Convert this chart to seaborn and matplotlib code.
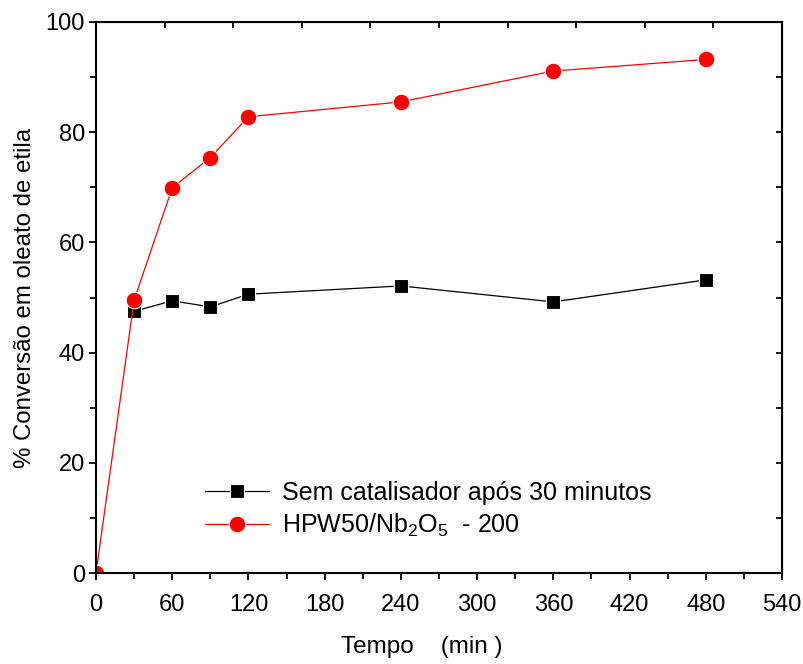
import numpy as np
import pandas as pd
import matplotlib
matplotlib.use("Agg")
import matplotlib.pyplot as plt
import seaborn as sns
from matplotlib.ticker import MultipleLocator

# ---- data ----
t_sem = [30, 60, 90, 120, 240, 360, 480]
conv_sem = [47.5, 49.4, 48.3, 50.6, 52.1, 49.2, 53.2]
t_hpw = [0, 30, 60, 90, 120, 240, 360, 480]
conv_hpw = [0.0, 49.5, 69.9, 75.4, 82.8, 85.5, 91.1, 93.2]
label_sem = "Sem catalisador após 30 minutos"
label_hpw = "HPW50/Nb$_2$O$_5$  - 200"
x_ticks = [0, 60, 120, 180, 240, 300, 360, 420, 480, 540]
y_ticks = [0, 20, 40, 60, 80, 100]

sns.set_style("ticks")
plt.rcParams['font.family'] = ['Liberation Sans', 'DejaVu Sans']
plt.rcParams['mathtext.fontset'] = 'custom'
plt.rcParams['mathtext.rm'] = 'Liberation Sans'
plt.rcParams['mathtext.it'] = 'Liberation Sans'
for k in ['text.color', 'axes.labelcolor', 'xtick.color', 'ytick.color']:
    plt.rcParams[k] = 'black'

fig = plt.figure(figsize=(8.04, 6.64), dpi=100)
ax = fig.add_axes([96/804, 1-573/664, (782-96)/804, (573-22)/664])

df_sem = pd.DataFrame({"t": t_sem, "c": conv_sem})
df_hpw = pd.DataFrame({"t": t_hpw, "c": conv_hpw})

sns.lineplot(data=df_sem, x="t", y="c", ax=ax, color="black", lw=0.9,
             marker="s", markersize=10, markeredgecolor="white",
             markeredgewidth=0.8, label=label_sem)
sns.lineplot(data=df_hpw, x="t", y="c", ax=ax, color="#ff0000", lw=0.9,
             marker="o", markersize=12, markeredgecolor="white",
             markeredgewidth=0.8, label=label_hpw)

ax.set_xlim(0, 540)
ax.set_ylim(0, 100)
ax.set_xticks(x_ticks)
ax.set_yticks(y_ticks)
ax.xaxis.set_minor_locator(MultipleLocator(30))
ax.yaxis.set_minor_locator(MultipleLocator(10))
ax.tick_params(axis='both', which='major', direction='out', length=5, width=1.3,
               labelsize=17, top=False, right=False)
ax.tick_params(axis='x', which='major', pad=10)
ax.tick_params(axis='y', which='major', pad=3)
ax.tick_params(axis='both', which='minor', direction='out', length=4, width=1.3,
               top=False, right=False)
for s in ax.spines.values():
    s.set_linewidth(1.5)
    s.set_color('black')

# top and right inward ticks
axt = ax.secondary_xaxis('top')
axt.set_xticks(np.arange(0, 541, 54))
axt.tick_params(direction='in', length=4, width=1.3, labeltop=False)
axr = ax.secondary_yaxis('right')
axr.set_yticks(np.arange(0, 101, 10))
axr.tick_params(direction='in', length=4, width=1.3, labelright=False)

ax.set_xlabel("Tempo    (min )", fontsize=17.5)
ax.xaxis.set_label_coords(0.475, -0.115)
ax.set_ylabel("% Conversão em oleato de etila", fontsize=17.3)
ax.yaxis.set_label_coords(-0.087, 0.5)

leg = ax.legend(loc='upper left', bbox_to_anchor=(0.145, 0.185), frameon=False,
                fontsize=18, handlelength=2.55, handletextpad=0.5,
                labelspacing=0.28, borderaxespad=0)

fig.savefig("out.png", dpi=100)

### Requirements
All the lines above are to be given again exactly as they read, with the pictures removed.

### Task solution
Convert this chart to seaborn and matplotlib code.
import numpy as np
import pandas as pd
import matplotlib
matplotlib.use("Agg")
import matplotlib.pyplot as plt
import seaborn as sns
from matplotlib.ticker import MultipleLocator

# ---- data ----
t_sem = [30, 60, 90, 120, 240, 360, 480]
conv_sem = [47.5, 49.4, 48.3, 50.6, 52.1, 49.2, 53.2]
t_hpw = [0, 30, 60, 90, 120, 240, 360, 480]
conv_hpw = [0.0, 49.5, 69.9, 75.4, 82.8, 85.5, 91.1, 93.2]
label_sem = "Sem catalisador após 30 minutos"
label_hpw = "HPW50/Nb$_2$O$_5$  - 200"
x_ticks = [0, 60, 120, 180, 240, 300, 360, 420, 480, 540]
y_ticks = [0, 20, 40, 60, 80, 100]

sns.set_style("ticks")
plt.rcParams['font.family'] = ['Liberation Sans', 'DejaVu Sans']
plt.rcParams['mathtext.fontset'] = 'custom'
plt.rcParams['mathtext.rm'] = 'Liberation Sans'
plt.rcParams['mathtext.it'] = 'Liberation Sans'
for k in ['text.color', 'axes.labelcolor', 'xtick.color', 'ytick.color']:
    plt.rcParams[k] = 'black'

fig = plt.figure(figsize=(8.04, 6.64), dpi=100)
ax = fig.add_axes([96/804, 1-573/664, (782-96)/804, (573-22)/664])

df_sem = pd.DataFrame({"t": t_sem, "c": conv_sem})
df_hpw = pd.DataFrame({"t": t_hpw, "c": conv_hpw})

sns.lineplot(data=df_sem, x="t", y="c", ax=ax, color="black", lw=0.9,
             marker="s", markersize=10, markeredgecolor="white",
             markeredgewidth=0.8, label=label_sem)
sns.lineplot(data=df_hpw, x="t", y="c", ax=ax, color="#ff0000", lw=0.9,
             marker="o", markersize=12, markeredgecolor="white",
             markeredgewidth=0.8, label=label_hpw)

ax.set_xlim(0, 540)
ax.set_ylim(0, 100)
ax.set_xticks(x_ticks)
ax.set_yticks(y_ticks)
ax.xaxis.set_minor_locator(MultipleLocator(30))
ax.yaxis.set_minor_locator(MultipleLocator(10))
ax.tick_params(axis='both', which='major', direction='out', length=5, width=1.3,
               labelsize=17, top=False, right=False)
ax.tick_params(axis='x', which='major', pad=10)
ax.tick_params(axis='y', which='major', pad=3)
ax.tick_params(axis='both', which='minor', direction='out', length=4, width=1.3,
               top=False, right=False)
for s in ax.spines.values():
    s.set_linewidth(1.5)
    s.set_color('black')

# top and right inward ticks
axt = ax.secondary_xaxis('top')
axt.set_xticks(np.arange(0, 541, 54))
axt.tick_params(direction='in', length=4, width=1.3, labeltop=False)
axr = ax.secondary_yaxis('right')
axr.set_yticks(np.arange(0, 101, 10))
axr.tick_params(direction='in', length=4, width=1.3, labelright=False)

ax.set_xlabel("Tempo    (min )", fontsize=17.5)
ax.xaxis.set_label_coords(0.475, -0.115)
ax.set_ylabel("% Conversão em oleato de etila", fontsize=17.3)
ax.yaxis.set_label_coords(-0.087, 0.5)

leg = ax.legend(loc='upper left', bbox_to_anchor=(0.145, 0.185), frameon=False,
                fontsize=18, handlelength=2.55, handletextpad=0.5,
                labelspacing=0.28, borderaxespad=0)

fig.savefig("out.png", dpi=100)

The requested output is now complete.